- _Do this_:
Return every line of the data below that includes the string "React".

— START OF Data shown —

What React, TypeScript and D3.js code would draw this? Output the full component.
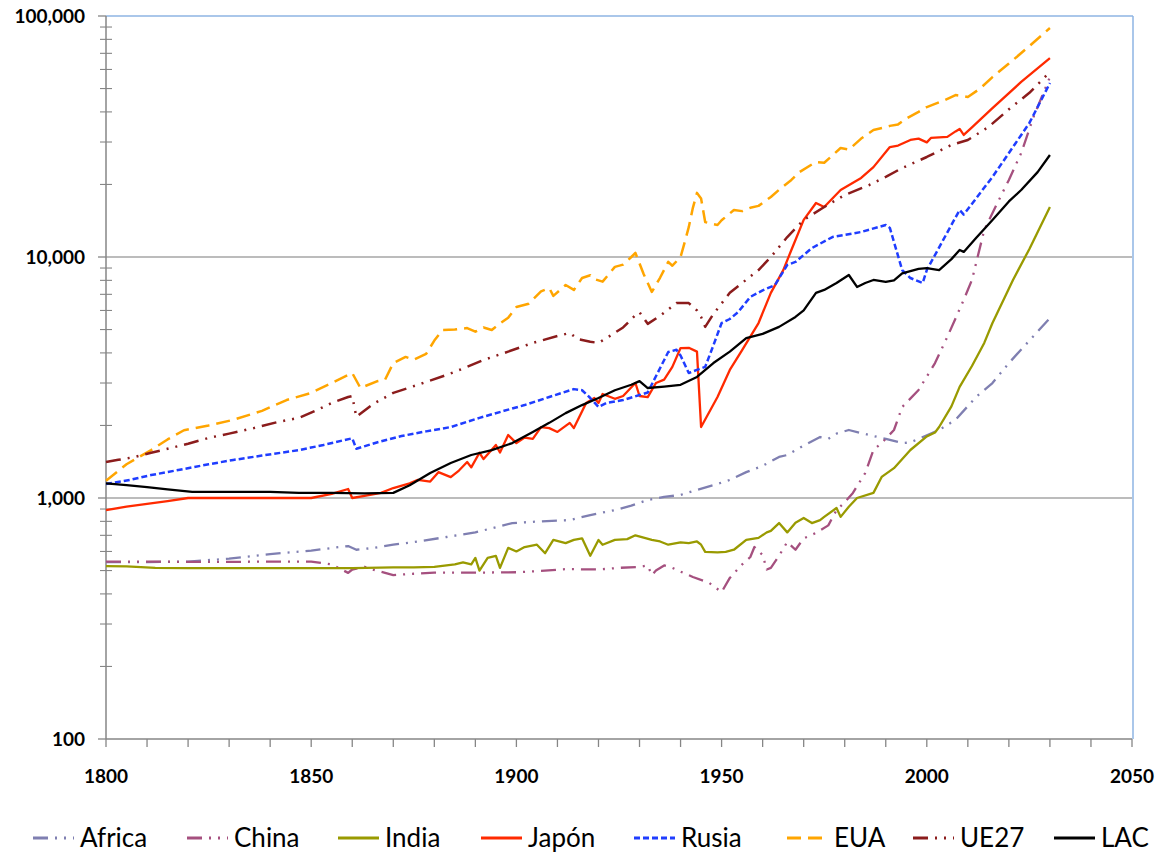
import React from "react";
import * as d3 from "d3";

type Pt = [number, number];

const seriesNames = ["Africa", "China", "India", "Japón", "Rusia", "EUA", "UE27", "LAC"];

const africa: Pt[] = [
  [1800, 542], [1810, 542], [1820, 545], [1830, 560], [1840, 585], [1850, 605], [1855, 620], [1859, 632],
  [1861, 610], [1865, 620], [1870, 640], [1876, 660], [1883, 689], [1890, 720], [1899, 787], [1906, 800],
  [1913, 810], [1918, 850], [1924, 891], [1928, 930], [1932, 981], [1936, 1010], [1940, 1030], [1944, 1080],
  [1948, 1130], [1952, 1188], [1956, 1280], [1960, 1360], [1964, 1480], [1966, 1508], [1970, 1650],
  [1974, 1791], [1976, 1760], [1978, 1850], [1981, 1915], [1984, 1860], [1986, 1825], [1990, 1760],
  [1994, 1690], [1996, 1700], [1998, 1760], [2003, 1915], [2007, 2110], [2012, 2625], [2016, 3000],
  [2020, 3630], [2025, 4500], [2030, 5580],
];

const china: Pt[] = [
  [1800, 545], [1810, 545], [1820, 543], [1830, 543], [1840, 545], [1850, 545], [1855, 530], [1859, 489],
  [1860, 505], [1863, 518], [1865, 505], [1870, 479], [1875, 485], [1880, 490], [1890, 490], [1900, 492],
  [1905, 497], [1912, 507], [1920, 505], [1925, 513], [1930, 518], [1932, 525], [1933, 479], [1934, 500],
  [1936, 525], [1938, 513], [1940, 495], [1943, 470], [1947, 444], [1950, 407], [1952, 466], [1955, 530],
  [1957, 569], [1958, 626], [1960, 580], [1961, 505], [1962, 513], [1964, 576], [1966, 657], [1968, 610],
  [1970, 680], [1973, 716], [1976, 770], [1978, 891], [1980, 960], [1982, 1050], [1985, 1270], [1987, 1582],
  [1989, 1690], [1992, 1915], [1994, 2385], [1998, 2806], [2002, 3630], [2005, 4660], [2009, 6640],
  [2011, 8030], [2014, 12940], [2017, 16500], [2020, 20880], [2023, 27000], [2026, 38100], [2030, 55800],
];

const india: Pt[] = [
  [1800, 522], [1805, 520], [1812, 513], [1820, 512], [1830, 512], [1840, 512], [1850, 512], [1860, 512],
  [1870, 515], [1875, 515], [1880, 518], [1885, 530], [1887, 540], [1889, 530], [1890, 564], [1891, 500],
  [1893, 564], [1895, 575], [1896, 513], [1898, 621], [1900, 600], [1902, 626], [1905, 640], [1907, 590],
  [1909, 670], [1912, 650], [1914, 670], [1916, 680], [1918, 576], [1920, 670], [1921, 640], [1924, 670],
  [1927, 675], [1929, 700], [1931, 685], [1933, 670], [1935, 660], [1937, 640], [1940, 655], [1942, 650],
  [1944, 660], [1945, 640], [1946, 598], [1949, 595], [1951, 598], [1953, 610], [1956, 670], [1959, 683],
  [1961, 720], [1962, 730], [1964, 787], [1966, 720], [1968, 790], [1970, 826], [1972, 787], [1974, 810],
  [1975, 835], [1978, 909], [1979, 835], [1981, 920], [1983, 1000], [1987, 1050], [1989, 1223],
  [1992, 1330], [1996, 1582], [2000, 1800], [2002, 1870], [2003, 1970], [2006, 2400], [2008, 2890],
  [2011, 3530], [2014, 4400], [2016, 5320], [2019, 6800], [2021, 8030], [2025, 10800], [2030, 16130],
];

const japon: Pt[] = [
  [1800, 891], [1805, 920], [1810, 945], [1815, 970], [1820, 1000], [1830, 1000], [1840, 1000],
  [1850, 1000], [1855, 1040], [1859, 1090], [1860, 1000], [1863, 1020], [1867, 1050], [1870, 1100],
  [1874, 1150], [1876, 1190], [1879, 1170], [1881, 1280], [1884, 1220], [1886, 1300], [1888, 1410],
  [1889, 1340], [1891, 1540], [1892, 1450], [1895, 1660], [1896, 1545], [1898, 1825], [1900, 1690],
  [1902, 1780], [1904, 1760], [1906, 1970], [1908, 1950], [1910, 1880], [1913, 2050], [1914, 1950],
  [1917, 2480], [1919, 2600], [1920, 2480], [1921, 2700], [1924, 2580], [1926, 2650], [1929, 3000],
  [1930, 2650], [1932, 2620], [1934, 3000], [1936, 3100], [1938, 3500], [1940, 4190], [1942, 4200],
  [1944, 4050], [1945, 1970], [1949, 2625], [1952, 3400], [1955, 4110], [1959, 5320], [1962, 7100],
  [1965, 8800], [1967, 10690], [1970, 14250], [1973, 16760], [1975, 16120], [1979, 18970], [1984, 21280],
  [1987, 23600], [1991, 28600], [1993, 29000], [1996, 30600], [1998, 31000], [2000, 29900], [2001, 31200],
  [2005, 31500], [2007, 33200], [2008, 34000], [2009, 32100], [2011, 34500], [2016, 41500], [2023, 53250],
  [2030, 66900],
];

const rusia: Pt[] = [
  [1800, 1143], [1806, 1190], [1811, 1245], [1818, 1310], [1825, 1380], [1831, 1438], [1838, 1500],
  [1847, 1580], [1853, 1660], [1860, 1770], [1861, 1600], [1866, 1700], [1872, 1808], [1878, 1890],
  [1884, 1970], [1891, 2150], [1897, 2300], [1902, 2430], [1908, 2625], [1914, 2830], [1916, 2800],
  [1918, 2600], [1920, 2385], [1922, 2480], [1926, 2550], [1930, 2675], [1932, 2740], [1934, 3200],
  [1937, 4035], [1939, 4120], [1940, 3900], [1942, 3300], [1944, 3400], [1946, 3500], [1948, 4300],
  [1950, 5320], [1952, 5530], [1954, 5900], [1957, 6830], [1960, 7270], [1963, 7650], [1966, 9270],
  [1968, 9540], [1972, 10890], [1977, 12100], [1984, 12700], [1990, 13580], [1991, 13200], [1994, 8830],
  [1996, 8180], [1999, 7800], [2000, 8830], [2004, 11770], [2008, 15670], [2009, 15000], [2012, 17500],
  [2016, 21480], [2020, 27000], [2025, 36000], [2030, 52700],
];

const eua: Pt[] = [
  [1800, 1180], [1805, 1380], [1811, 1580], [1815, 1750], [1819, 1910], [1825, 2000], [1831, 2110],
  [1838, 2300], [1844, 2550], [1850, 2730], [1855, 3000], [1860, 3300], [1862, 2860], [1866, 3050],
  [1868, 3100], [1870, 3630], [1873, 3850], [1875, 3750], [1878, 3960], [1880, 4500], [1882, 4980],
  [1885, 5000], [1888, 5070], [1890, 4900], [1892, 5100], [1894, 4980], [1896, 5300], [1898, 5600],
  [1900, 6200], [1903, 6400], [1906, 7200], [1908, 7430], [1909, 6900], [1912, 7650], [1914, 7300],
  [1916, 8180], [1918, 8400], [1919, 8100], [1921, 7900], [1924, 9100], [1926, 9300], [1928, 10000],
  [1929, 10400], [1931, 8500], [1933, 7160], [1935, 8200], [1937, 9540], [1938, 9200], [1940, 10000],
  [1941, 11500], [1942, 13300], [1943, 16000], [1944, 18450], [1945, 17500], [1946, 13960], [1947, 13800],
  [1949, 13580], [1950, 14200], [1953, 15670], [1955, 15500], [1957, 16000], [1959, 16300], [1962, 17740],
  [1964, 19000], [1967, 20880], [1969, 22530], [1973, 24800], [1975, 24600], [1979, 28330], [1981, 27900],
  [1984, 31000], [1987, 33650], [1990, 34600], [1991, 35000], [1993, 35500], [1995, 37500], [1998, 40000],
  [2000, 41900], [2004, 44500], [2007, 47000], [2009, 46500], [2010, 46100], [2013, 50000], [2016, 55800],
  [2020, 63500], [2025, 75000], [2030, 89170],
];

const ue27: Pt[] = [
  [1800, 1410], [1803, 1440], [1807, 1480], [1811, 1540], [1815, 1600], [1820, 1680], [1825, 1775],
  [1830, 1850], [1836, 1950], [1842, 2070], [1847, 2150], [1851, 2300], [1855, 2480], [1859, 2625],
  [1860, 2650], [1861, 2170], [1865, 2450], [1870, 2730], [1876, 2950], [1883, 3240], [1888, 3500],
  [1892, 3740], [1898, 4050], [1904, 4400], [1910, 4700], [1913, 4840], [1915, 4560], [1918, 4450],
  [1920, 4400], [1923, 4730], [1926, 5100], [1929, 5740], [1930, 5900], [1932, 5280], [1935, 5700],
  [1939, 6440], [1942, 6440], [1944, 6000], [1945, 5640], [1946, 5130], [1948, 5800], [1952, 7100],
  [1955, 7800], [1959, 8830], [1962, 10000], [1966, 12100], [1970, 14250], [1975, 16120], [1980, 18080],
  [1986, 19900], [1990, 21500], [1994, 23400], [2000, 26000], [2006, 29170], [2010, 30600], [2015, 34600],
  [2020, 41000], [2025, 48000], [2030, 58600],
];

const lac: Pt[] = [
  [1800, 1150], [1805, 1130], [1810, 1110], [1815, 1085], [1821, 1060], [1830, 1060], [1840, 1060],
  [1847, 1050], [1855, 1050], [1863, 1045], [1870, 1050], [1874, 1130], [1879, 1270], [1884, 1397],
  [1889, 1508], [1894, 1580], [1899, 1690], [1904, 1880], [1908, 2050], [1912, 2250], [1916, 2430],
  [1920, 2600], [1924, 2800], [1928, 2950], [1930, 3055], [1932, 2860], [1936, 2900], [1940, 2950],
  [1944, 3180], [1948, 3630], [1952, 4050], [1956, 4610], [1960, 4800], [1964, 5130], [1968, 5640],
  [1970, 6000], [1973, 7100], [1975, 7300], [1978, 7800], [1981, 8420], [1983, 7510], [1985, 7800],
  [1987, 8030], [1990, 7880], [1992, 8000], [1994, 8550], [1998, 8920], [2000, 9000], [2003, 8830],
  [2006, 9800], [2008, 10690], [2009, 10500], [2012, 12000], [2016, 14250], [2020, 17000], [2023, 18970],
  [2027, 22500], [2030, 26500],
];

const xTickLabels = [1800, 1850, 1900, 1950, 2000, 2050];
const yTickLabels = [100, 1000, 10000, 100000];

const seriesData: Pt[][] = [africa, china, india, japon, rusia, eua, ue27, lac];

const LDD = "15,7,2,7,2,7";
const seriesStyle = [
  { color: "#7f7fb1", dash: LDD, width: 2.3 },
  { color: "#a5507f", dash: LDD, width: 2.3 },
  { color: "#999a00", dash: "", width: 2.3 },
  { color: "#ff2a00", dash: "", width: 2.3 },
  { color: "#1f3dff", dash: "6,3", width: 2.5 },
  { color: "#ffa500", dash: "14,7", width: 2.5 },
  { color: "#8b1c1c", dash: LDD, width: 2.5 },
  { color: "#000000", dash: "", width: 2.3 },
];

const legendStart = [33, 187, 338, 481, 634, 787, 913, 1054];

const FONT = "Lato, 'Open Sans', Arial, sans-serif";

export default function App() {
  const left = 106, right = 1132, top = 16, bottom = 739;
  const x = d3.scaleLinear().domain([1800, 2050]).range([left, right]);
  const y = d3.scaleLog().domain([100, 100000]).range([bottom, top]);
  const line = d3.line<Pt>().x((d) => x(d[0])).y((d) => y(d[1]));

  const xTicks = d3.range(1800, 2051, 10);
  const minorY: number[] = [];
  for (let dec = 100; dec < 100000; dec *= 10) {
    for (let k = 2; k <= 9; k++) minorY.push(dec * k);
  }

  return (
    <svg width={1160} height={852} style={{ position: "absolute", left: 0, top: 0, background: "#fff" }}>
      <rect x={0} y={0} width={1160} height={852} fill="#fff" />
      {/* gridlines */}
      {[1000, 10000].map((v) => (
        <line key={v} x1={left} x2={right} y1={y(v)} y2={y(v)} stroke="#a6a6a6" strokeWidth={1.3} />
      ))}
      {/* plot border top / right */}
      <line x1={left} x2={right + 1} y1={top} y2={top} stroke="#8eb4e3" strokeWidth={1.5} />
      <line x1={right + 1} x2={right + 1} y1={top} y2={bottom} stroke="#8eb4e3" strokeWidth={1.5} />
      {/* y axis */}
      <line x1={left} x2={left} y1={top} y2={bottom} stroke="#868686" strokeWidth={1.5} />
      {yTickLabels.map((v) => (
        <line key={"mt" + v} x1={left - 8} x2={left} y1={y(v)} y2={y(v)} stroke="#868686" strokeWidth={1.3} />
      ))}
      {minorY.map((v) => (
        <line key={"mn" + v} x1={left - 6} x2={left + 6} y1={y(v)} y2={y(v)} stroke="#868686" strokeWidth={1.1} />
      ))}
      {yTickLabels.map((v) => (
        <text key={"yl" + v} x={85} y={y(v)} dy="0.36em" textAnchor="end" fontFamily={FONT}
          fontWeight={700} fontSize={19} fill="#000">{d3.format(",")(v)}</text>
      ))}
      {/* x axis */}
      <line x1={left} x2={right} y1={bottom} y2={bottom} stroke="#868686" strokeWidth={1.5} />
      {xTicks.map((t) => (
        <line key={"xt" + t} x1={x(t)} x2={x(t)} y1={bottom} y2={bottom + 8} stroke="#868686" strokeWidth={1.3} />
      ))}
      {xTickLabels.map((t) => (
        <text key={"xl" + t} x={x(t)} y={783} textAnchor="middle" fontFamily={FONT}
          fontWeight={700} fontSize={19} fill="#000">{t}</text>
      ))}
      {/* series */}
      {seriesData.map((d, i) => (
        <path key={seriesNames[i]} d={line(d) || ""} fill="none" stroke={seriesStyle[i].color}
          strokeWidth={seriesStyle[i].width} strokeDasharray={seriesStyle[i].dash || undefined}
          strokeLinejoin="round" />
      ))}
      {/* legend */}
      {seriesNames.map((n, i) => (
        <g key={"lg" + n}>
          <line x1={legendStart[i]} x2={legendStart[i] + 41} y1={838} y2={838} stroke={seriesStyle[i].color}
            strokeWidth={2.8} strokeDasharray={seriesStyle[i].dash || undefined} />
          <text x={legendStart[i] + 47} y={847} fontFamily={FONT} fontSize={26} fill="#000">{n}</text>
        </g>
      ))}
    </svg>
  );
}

— END OF Data shown —

- _Correct result_:
What React, TypeScript and D3.js code would draw this? Output the full component.
import React from "react";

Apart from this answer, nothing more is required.